## start DATASET EXCERPTS

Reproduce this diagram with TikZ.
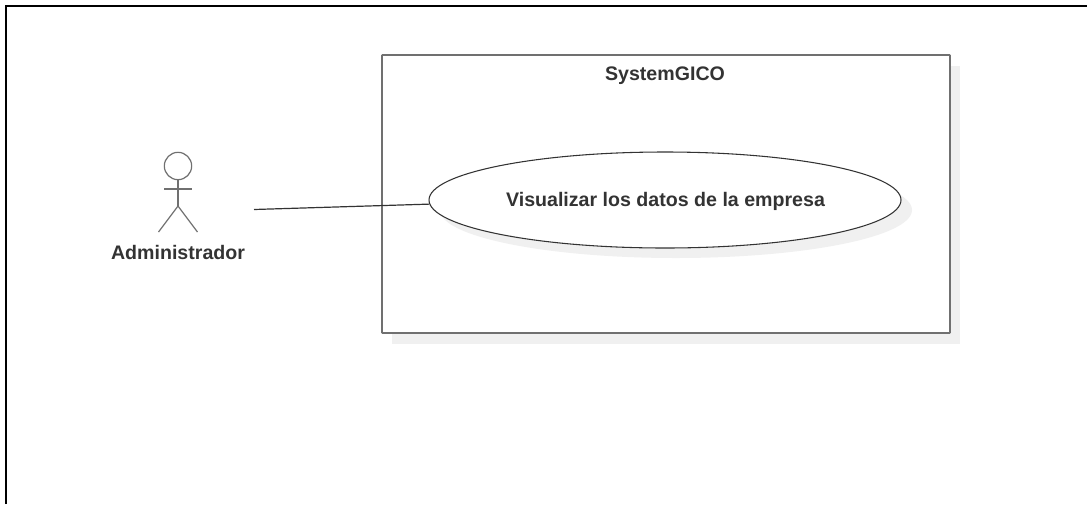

## end DATASET EXCERPTS
## start DATASET EXCERPTS

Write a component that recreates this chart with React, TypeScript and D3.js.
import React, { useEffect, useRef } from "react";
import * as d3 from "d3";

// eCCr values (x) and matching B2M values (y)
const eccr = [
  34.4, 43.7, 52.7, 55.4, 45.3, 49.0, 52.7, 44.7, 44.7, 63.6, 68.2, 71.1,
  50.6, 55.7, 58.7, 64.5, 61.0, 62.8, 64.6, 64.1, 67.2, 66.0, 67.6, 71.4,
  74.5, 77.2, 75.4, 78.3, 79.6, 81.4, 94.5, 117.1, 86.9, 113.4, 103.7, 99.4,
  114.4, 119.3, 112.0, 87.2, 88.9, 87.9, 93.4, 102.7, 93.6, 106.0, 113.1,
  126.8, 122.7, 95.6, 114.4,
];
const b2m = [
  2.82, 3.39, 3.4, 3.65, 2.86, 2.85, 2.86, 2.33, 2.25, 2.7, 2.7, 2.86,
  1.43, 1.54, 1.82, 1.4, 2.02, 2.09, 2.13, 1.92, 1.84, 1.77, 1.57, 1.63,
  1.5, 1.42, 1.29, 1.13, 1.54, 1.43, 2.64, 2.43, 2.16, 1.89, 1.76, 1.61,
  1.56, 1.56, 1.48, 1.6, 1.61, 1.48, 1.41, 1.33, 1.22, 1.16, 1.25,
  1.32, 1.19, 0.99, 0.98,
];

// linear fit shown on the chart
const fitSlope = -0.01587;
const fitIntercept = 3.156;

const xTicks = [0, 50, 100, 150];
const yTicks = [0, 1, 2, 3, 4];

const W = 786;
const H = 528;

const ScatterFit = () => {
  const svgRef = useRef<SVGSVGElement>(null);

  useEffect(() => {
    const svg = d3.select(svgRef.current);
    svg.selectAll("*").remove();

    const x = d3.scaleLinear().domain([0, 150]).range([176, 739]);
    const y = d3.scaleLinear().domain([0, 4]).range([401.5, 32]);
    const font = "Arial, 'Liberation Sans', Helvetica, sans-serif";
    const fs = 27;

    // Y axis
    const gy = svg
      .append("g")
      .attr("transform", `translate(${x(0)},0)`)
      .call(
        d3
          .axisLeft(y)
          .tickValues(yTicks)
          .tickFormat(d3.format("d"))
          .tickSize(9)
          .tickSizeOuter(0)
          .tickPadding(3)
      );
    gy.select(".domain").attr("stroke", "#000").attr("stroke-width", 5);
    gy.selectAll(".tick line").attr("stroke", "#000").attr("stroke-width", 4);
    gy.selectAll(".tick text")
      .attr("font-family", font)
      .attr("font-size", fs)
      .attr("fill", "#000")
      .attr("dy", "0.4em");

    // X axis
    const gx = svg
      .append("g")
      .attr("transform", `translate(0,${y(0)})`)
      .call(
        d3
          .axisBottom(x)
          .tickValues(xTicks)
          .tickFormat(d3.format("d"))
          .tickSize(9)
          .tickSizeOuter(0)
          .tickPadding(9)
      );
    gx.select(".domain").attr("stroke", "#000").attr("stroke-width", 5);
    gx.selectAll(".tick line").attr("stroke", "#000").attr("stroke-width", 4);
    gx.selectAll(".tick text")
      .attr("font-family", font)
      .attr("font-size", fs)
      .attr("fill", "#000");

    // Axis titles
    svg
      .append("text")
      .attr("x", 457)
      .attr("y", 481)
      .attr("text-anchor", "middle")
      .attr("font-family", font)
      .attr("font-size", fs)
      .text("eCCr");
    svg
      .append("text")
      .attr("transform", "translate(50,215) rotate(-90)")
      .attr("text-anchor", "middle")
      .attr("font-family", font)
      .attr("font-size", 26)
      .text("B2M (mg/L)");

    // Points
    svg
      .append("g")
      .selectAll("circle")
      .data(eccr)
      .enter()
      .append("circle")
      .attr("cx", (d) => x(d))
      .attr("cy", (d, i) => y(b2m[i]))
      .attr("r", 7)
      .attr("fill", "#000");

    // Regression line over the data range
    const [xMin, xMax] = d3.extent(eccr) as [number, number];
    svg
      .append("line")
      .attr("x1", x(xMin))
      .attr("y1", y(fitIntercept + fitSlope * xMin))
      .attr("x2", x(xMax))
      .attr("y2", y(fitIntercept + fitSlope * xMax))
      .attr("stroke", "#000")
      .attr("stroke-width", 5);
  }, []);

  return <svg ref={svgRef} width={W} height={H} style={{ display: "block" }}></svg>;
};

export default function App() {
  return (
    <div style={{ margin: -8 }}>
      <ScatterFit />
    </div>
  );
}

## end DATASET EXCERPTS

Begin with the line containing "Write a component", end with the line containing "import * as", and transcribe exactly every line in that span, with nothing added.

* OUTPUT FOR THIS EXERCISE
Write a component that recreates this chart with React, TypeScript and D3.js.
import React, { useEffect, useRef } from "react";
import * as d3 from "d3";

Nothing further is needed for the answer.